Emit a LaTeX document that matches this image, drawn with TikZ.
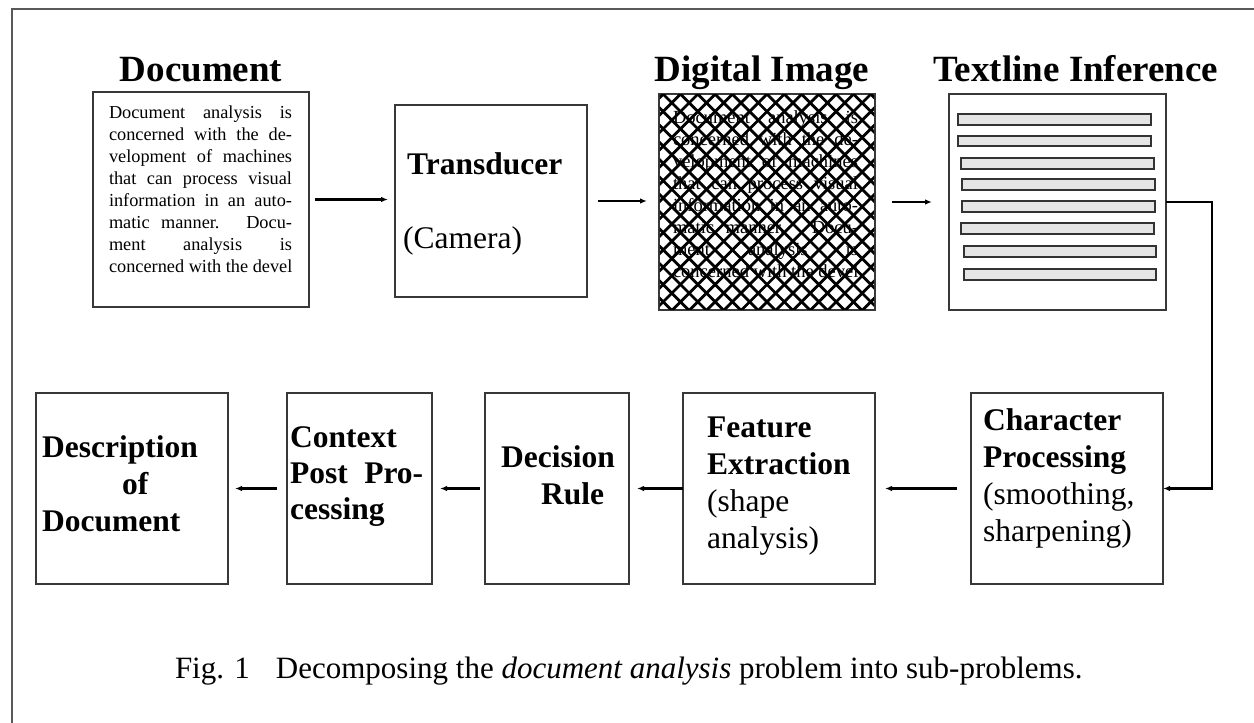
\documentclass[tikz,border=0pt]{standalone}
\usepackage{fontspec}
\setmainfont{Liberation Serif}
\usetikzlibrary{arrows.meta,calc}
\newcommand\docparalines{%
\makebox[\linewidth][s]{Document analysis is}\\
\makebox[\linewidth][s]{concerned with the de-}\\
\makebox[\linewidth][s]{velopment of machines}\\
\makebox[\linewidth][s]{that can process visual}\\
\makebox[\linewidth][s]{information in an auto-}\\
\makebox[\linewidth][s]{matic manner. Docu-}\\
\makebox[\linewidth][s]{ment analysis is}\\
\makebox[\linewidth][l]{concerned with the devel}}
\begin{document}
\begin{tikzpicture}[x=1pt,y=-1pt,
  boxnode/.style={draw=black!78, line width=1.8pt, inner sep=0pt, outer sep=0pt},
  txt/.style={inner sep=0pt, outer sep=0pt, anchor=base west},
  ttl/.style={inner sep=0pt, anchor=base, font=\fontsize{37}{40}\selectfont\bfseries},
  boxtxt/.style={inner sep=0pt, anchor=base west, font=\fontsize{31.5}{37}\selectfont},
  arr/.style={line width=2.1pt, -{Latex[length=7pt,width=5.5pt]}},
  conn/.style={line width=2.4pt, -{Latex[length=7pt,width=5.5pt]}},
  bar/.style={draw=black!80, fill=black!10, line width=1.2pt},
  hatch/.style={line width=2.8pt, black},
  frame/.style={draw=black!65, line width=2pt}]
\useasboundingbox (0,0) rectangle (1254,723);
\draw[frame] (11.5,723) -- (11.5,9) -- (1254,9);

% titles
\node[ttl] (t1) at (201,81) {Document};
\node[ttl] (t2) at (762,81) {Digital Image};
\node[ttl] (t3) at (1076,81) {Textline Inference};

% top row boxes
\node[boxnode, minimum width=216pt, minimum height=215pt] (doc) at (201,199.5) {};
\node[boxnode, minimum width=192pt, minimum height=192pt] (trans) at (491,201) {};
\node[boxnode, minimum width=216pt, minimum height=216pt] (dig) at (767,202) {};
\node[boxnode, minimum width=217pt, minimum height=216pt] (tl) at (1057.5,202) {};

% document text
\node[txt] (doctext) at (109,118) {\parbox[t]{183pt}{\fontsize{18.3}{22}\selectfont\docparalines}};
% transducer text
\node[boxtxt, font=\fontsize{31.5}{37}\selectfont\bfseries] (trt1) at (407,174) {Transducer};
\node[boxtxt] (trt2) at (403,248) {(Camera)};

% digital image text + hatch
\node[txt] (digtext) at (673,123) {\parbox[t]{185pt}{\fontsize{18.5}{22.1}\selectfont\docparalines}};
\begin{scope}
\clip ($(dig.north west)+(0.9,0.9)$) rectangle ($(dig.south east)+(-0.9,-0.9)$);
\foreach \k in {-13,...,13} {
  \draw[hatch] ($(dig.north west)+(\k*17.3+4,0)$) -- ++(216,216);
  \draw[hatch] ($(dig.north east)+(\k*17.3-4,0)$) -- ++(-216,216);
}
\end{scope}

% textline bars
\foreach \a/\b/\c/\d in {958/114/1151/125, 958/136/1151/146, 961/158/1154/169, 962/179/1155/190,
  962/201/1155/212, 961/223/1154/234, 964/246/1156/257, 964/269/1156/280}
  \draw[bar] (\a,\b) rectangle (\c,\d);

% bottom row boxes
\node[boxnode, minimum width=192pt, minimum height=191pt] (desc) at (132,488.5) {};
\node[boxnode, minimum width=145pt, minimum height=191pt] (ctx) at (359.5,488.5) {};
\node[boxnode, minimum width=144pt, minimum height=191pt] (dec) at (557,488.5) {};
\node[boxnode, minimum width=192pt, minimum height=191pt] (feat) at (779,488.5) {};
\node[boxnode, minimum width=192pt, minimum height=191pt] (chr) at (1067,488.5) {};

% bottom row texts
\node[boxtxt] (desct) at (42,457) {\parbox[t]{180pt}{\bfseries Description\\\hspace*{80pt}of\\Document}};
\node[boxtxt] (ctxt) at (290,447) {\parbox[t]{133pt}{\fontsize{31.5}{36}\selectfont\bfseries Context\\\makebox[133pt][s]{Post Pro-}\\cessing}};
\node[boxtxt] (dect) at (501,467) {\parbox[t]{125pt}{\bfseries Decision\\\hspace*{40pt}Rule}};
\node[boxtxt] (featt) at (707,437) {\parbox[t]{165pt}{\textbf{Feature}\\\textbf{Extraction}\\(shape\\analysis)}};
\node[boxtxt] (chrt) at (983,430) {\parbox[t]{175pt}{\textbf{Character}\\\textbf{Processing}\\(smoothing,\\sharpening)}};

% connectors
\draw[arr, shorten <=6pt, shorten >=7pt] (doc.east) -- (doc.east -| trans.west);
\draw[arr, shorten <=11pt, shorten >=12pt] (trans.east) -- (trans.east -| dig.west);
\draw[arr, shorten <=17pt, shorten >=17pt] (dig.east) -- (tl.west);
\draw[conn] (tl.east) -- ++(46,0) |- (chr.east);
\draw[arr, shorten <=14pt, shorten >=10pt] (chr.west) -- (feat.east);
\draw[arr, shorten >=8pt] (feat.west) -- (dec.east);
\draw[arr, shorten <=5pt, shorten >=8pt] (dec.west) -- (ctx.east);
\draw[arr, shorten <=10pt, shorten >=7pt] (ctx.west) -- (desc.east);

% caption
\node[txt, font=\fontsize{31}{36}\selectfont] (cap) at (175,678) {Fig. 1\hspace{26pt}Decomposing the \textit{document analysis} problem into sub-problems.};
\end{tikzpicture}
\end{document}
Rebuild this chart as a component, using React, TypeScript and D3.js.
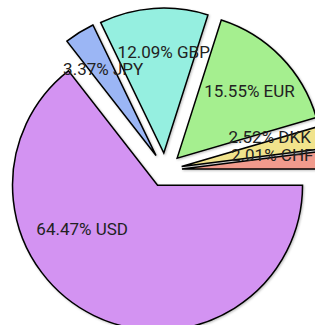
import * as d3 from 'd3'

const currencies = ['USD', 'JPY', 'GBP', 'EUR', 'DKK', 'CHF']
const shares = [64.47, 3.37, 12.09, 15.55, 2.52, 2.01]
const colors = ['#d393f2', '#9bb6f5', '#95efe0', '#a5ef8f', '#f1e38c', '#f19b8d']

const W = 315
const H = 325
const cx = 165
const cy = 170
const radius = 145
const explode = 17

// label placement tweaks (degrees, fraction of radius from slice tip)
const labelTweak: Record<string, [number, number]> = {
  USD: [34, 0.6],
  JPY: [0.5, 0.7],
  GBP: [4, 0.7],
  EUR: [1.5, 0.68],
  DKK: [-6.7, 0.64],
  CHF: [-5.2, 0.63],
}

export default function App() {
  const data = currencies.map((c, i) => ({ name: c, value: shares[i], color: colors[i] }))
  const pie = d3
    .pie<{ name: string; value: number; color: string }>()
    .sort(null)
    .value((d) => d.value)
    .startAngle(Math.PI / 2)
    .endAngle(Math.PI / 2 + 2 * Math.PI)
  const arcs = pie(data)
  const arc = d3
    .arc<d3.PieArcDatum<{ name: string; value: number; color: string }>>()
    .innerRadius(0)
    .outerRadius(radius)

  return (
    <svg
      width={W}
      height={H}
      style={{ position: 'absolute', left: 0, top: 0, background: '#fff' }}
    >
      <defs>
        <filter id="sh" x="-20%" y="-20%" width="140%" height="140%">
          <feDropShadow dx="1" dy="1" stdDeviation="1" floodColor="#000" floodOpacity="0.25" />
        </filter>
      </defs>
      {arcs.map((a) => {
        const mid = (a.startAngle + a.endAngle) / 2
        const ox = Math.sin(mid) * explode
        const oy = -Math.cos(mid) * explode
        return (
          <path
            key={a.data.name}
            d={arc(a) || ''}
            transform={`translate(${cx + ox},${cy + oy})`}
            fill={a.data.color}
            stroke="#000"
            strokeWidth={1.5}
            strokeLinejoin="miter"
            filter="url(#sh)"
          />
        )
      })}
      {arcs.map((a) => {
        const mid = (a.startAngle + a.endAngle) / 2
        const tx = cx + Math.sin(mid) * explode
        const ty = cy - Math.cos(mid) * explode
        const [dAng, f] = labelTweak[a.data.name]
        const ang = mid + (dAng * Math.PI) / 180
        const lx = tx + Math.sin(ang) * radius * f
        const ly = ty - Math.cos(ang) * radius * f
        return (
          <text
            key={a.data.name}
            x={lx}
            y={ly + 6}
            textAnchor="middle"
            fontFamily="Roboto"
            fontSize={17}
            fill="#222"
          >
            {`${a.data.value.toFixed(2)}% ${a.data.name}`}
          </text>
        )
      })}
    </svg>
  )
}
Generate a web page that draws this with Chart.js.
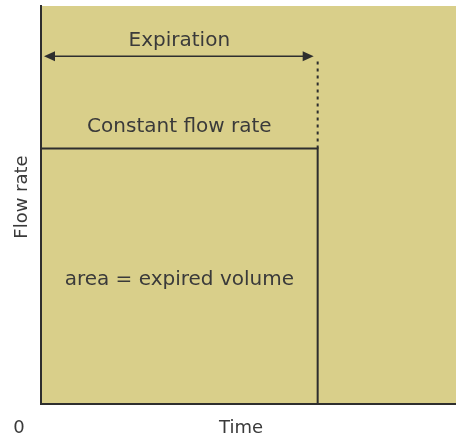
<!DOCTYPE html>
<html>
<head>
<meta charset="utf-8">
<script src="https://cdn.jsdelivr.net/npm/chart.js@4.4.0/dist/chart.umd.min.js"></script>
<style>
  html, body { margin: 0; padding: 0; background: #ffffff; }
  #wrap { width: 456px; height: 438px; }
</style>
</head>
<body>
<div id="wrap"><canvas id="flowPlot"></canvas></div>
<script>
// step profile of the expiration
const timeValues = [0, 1, 1];
const flowValues = [1, 1, 0];
// dotted marker at end of expiration
const markerTime = [1, 1];
const markerFlow = [1, 1.35];
// double arrow span
const arrowTime = [0, 1];
const arrowFlow = 1.36;
const axisMax = { x: 1.5, y: 1.557 };

// annotation texts (y = baseline)
const textLabels = [
    { text: "Expiration", x: 0.5, y: 1.40 },
    { text: "Constant flow rate", x: 0.5, y: 1.063 },
    { text: "area = expired volume", x: 0.5, y: 0.467 }
];

const ink = "#2e2e2e";
const fontFamily = "'DejaVu Sans', sans-serif";

const decor = {
    id: "decor",
    beforeDraw(chart) {
        const { ctx, chartArea } = chart;
        ctx.save();
        ctx.fillStyle = "#d9cf8a";
        ctx.fillRect(chartArea.left, chartArea.top, chartArea.right - chartArea.left, chartArea.bottom - chartArea.top);
        ctx.restore();
    },
    afterDraw(chart) {
        const { ctx, scales } = chart;
        const xs = scales.x, ys = scales.y;
        ctx.save();
        // arrow
        const ay = ys.getPixelForValue(arrowFlow);
        const x0 = xs.getPixelForValue(arrowTime[0]) + 3;
        const x1 = xs.getPixelForValue(arrowTime[1]) - 4;
        ctx.strokeStyle = ink;
        ctx.fillStyle = ink;
        ctx.lineWidth = 1.5;
        ctx.beginPath();
        ctx.moveTo(x0 + 8, ay);
        ctx.lineTo(x1 - 8, ay);
        ctx.stroke();
        ctx.beginPath();
        ctx.moveTo(x0, ay);
        ctx.lineTo(x0 + 11, ay - 5);
        ctx.lineTo(x0 + 11, ay + 5);
        ctx.closePath();
        ctx.fill();
        ctx.beginPath();
        ctx.moveTo(x1, ay);
        ctx.lineTo(x1 - 11, ay - 5);
        ctx.lineTo(x1 - 11, ay + 5);
        ctx.closePath();
        ctx.fill();
        // texts
        ctx.fillStyle = "#3a3a3a";
        ctx.font = "20px " + fontFamily;
        ctx.textAlign = "center";
        ctx.textBaseline = "alphabetic";
        textLabels.forEach(function (l) {
            ctx.fillText(l.text, xs.getPixelForValue(l.x), ys.getPixelForValue(l.y));
        });
        ctx.font = "18px " + fontFamily;
        ctx.fillText("0", 19, 433);
        ctx.fillText("Time", 241, 433);
        ctx.translate(27, 197);
        ctx.rotate(-Math.PI / 2);
        ctx.fillText("Flow rate", 0, 0);
        ctx.restore();
    }
};

const ctx = document.getElementById("flowPlot");
new Chart(ctx, {
    type: "line",
    data: {
        datasets: [{
            data: timeValues.map((t, i) => ({ x: t, y: flowValues[i] })),
            borderColor: ink,
            borderWidth: 2,
            pointRadius: 0,
            fill: false,
            tension: 0
        }, {
            data: markerTime.map((t, i) => ({ x: t, y: markerFlow[i] })),
            borderColor: ink,
            borderWidth: 2,
            borderDash: [3, 4],
            pointRadius: 0,
            fill: false
        }]
    },
    options: {
        responsive: true,
        maintainAspectRatio: false,
        animation: false,
        layout: { padding: { left: 33, top: 6, right: 0, bottom: 26 } },
        plugins: { legend: { display: false }, tooltip: { enabled: false } },
        scales: {
            x: {
                type: "linear", min: 0, max: axisMax.x,
                grid: { display: false },
                ticks: { display: false },
                border: { display: true, color: ink, width: 2 }
            },
            y: {
                type: "linear", min: 0, max: axisMax.y,
                grid: { display: false },
                ticks: { display: false },
                border: { display: true, color: ink, width: 2 }
            }
        }
    },
    plugins: [decor]
});
</script>
</body>
</html>
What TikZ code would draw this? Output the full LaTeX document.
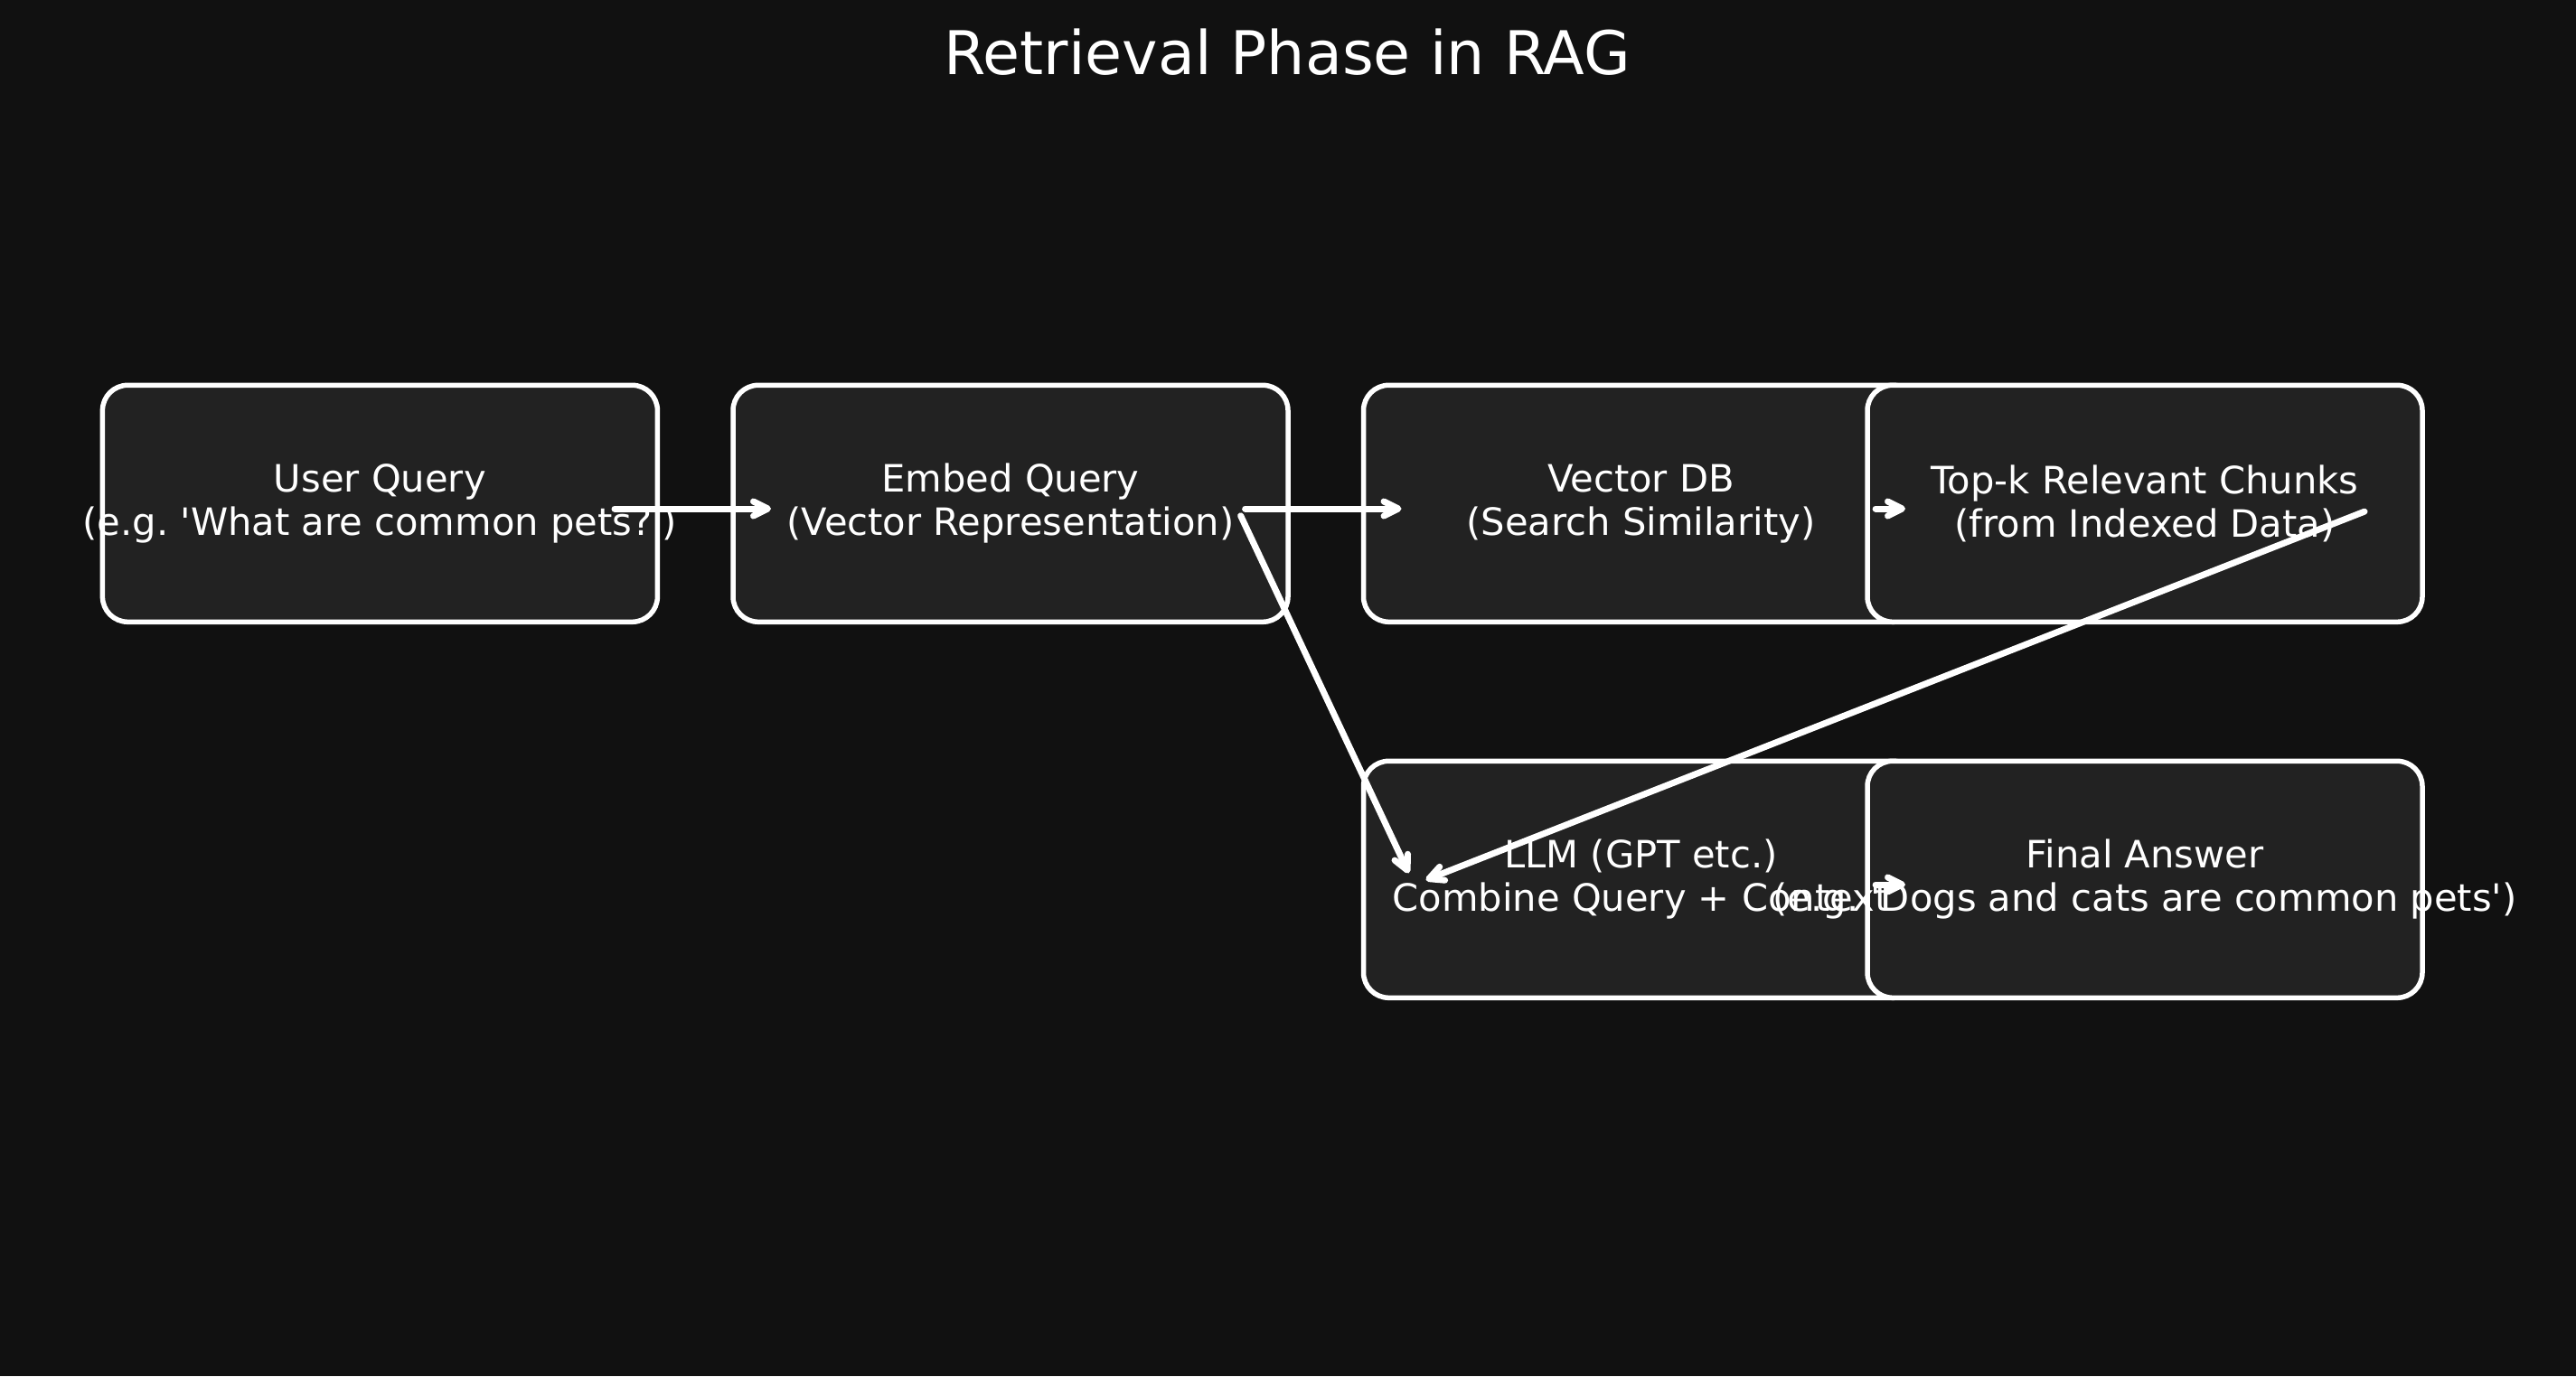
*****
:: Requirement ::
Set down, without pictures, the lines between the line holding "Rebuild this chart" and the line holding "const explode = 17", both inclusive.

:: Exercise response ::
Rebuild this chart as a component, using React, TypeScript and D3.js.
import * as d3 from 'd3'

const currencies = ['USD', 'JPY', 'GBP', 'EUR', 'DKK', 'CHF']
const shares = [64.47, 3.37, 12.09, 15.55, 2.52, 2.01]
const colors = ['#d393f2', '#9bb6f5', '#95efe0', '#a5ef8f', '#f1e38c', '#f19b8d']

const W = 315
const H = 325
const cx = 165
const cy = 170
const radius = 145
const explode = 17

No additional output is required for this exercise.